Залесский появился в очень подходящий момент литературной истории. В 1891 г. катастрофа на Рейхенбахском водопаде лишила британскую публику любимого героя: это известие было напечатано в журнале «Стрэнд» в 1893 г., и люди на улицах носили черные траурные повязки. Еще один детектив, которому суждена была долгая жизнь, Секстон Блейк, явился на свет годом ранее, в апреле 1894 г. Не всем критикам, однако, понравился «Князь Залесский». В апреле 1895 г. в Saturday Review на книгу обрушился не кто иной, как Г. Уэллс, который позднее восхищался апокалиптическим блеском «Пурпурного облака» и хвалил роман в одной из собственных книг. Выступая в хоршемском Ротари-клубе в 1933 году, Шил упомянул «своего друга Г. Уэллса»; с другой стороны, гнусный распутник Крукс в розенкрейцерском произведении Шила «Предстоятель Розы» считается карикатурой на Уэллса. Любопытно, как воспринял Шил отзыв в Saturday Review:
Эта книга, мы искренне надеемся, отмечает низший уровень серии Keynotes. Сомневаемся, что за свою короткую, но блистательную карьеру м-р Джон Лейн опубликовал что-либо и вполовину столь бездарное.
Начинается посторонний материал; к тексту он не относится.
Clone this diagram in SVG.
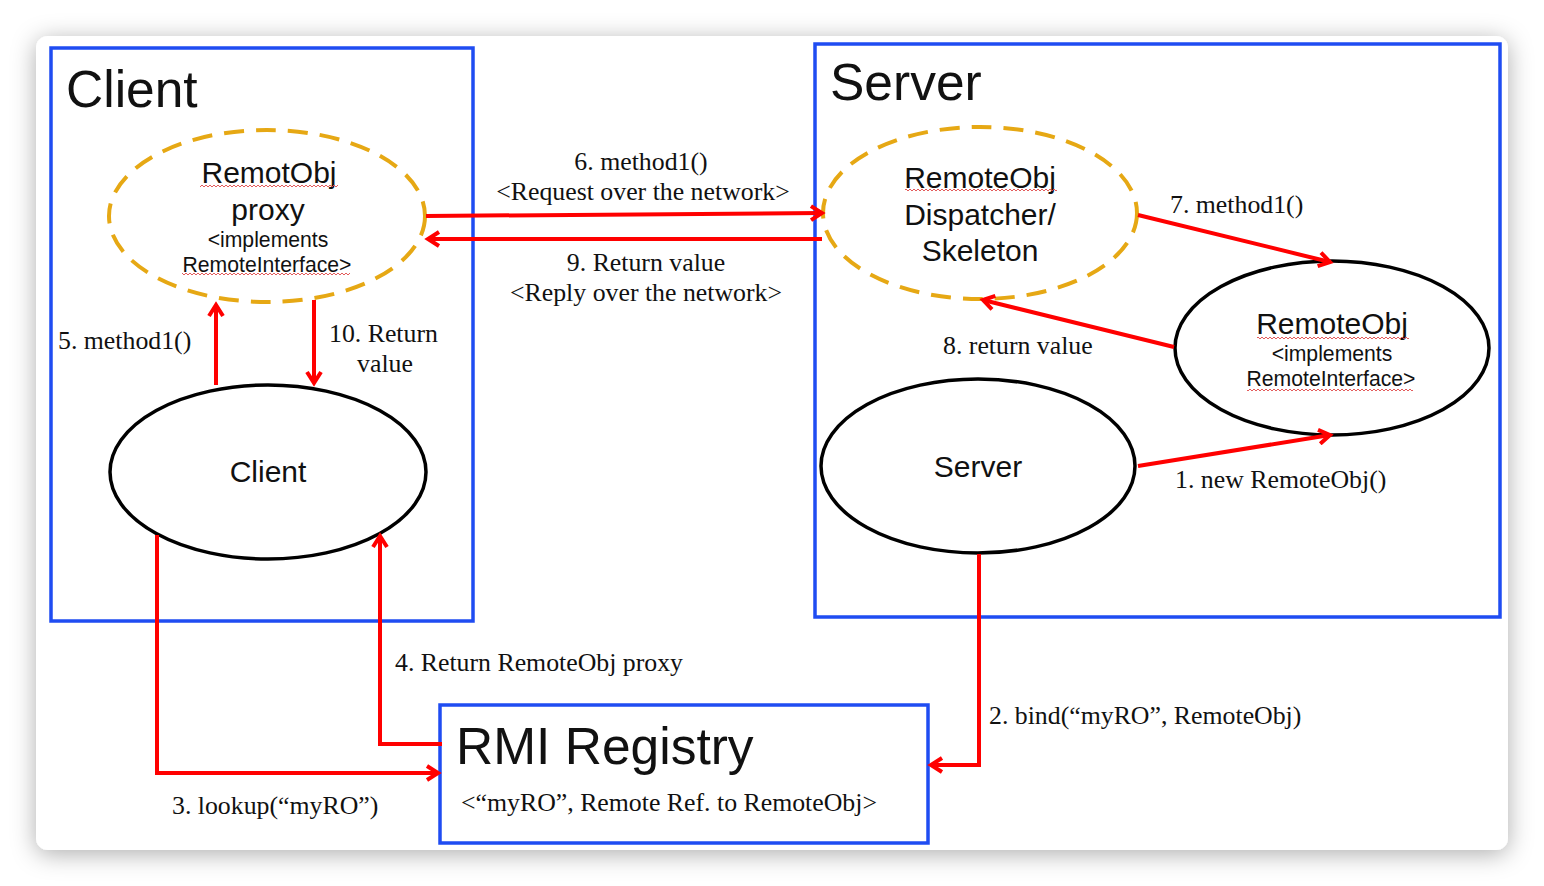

Князь Залесский — это Шерлок Холмс, завернутый в «турецкий beneesh»… Бейкер-стрит заменяет «одинокая комната, покоящаяся в грустной соблазнительности пышных, дышащих дурманом тканей». Нет сомнений в том, что перед нами Шерлок: бледность, сплетенные пальцы, привычка к стимулянтам и длительной концентрации ума, блеклый друг-рассказчик и прочие знакомые черты… Стиль книги неподражаем — подлинное безумие языковых неправильностей. Книга, однако, настолько глупа, что и смеяться над ней грешно.
Что ж, Залесский либо нравится, либо нет. Мы так и не узнаем, почему князь оказался в изгнании; возможно, если бы он стал героем долгой серии произведений, Шил поведал бы нам о его роковой любви. Загородное имение князя — позднее читателю становится известно, что это бывшее аббатство — окутано мрачной и туманной атмосферой, достойной Эдгара По, и напоминает «огромную гробницу Мавсола». В доме нет ни людей, ни мебели, в залах и коридорах клубится пыль, и только в покоях князя на самом верху дальней башни царит роскошь и громоздятся сокровища ушедших веков.
Этот дворец — двойник дома Эшера; и действительно, Сэм Московиц называет Залесского «Шерлоком Холмсом в доме Эшера». Начало «Рода Орвенов» совпадает с рассказом По. Неназванный рассказчик приближается к угрюмой усадьбе; его проводят в комнату Родерика Эшера: «Когда я вошел, Эшер встал с дивана, на котором лежал, вытянувшись во всю длину». Комната в башне многим обязана описаниям покоев в «Падении дома Эшера» и «Лигейе». Жилище Эшера насыщено готической мрачностью:
Я очутился в высокой и просторной комнате. Длинные, узкие стрельчатые окна помещались на такой высоте от черного дубового пола, что были совершенно недоступны изнутри… Темные завесы свешивались по стенам. Мебель была старинная, неудобная и ветхая.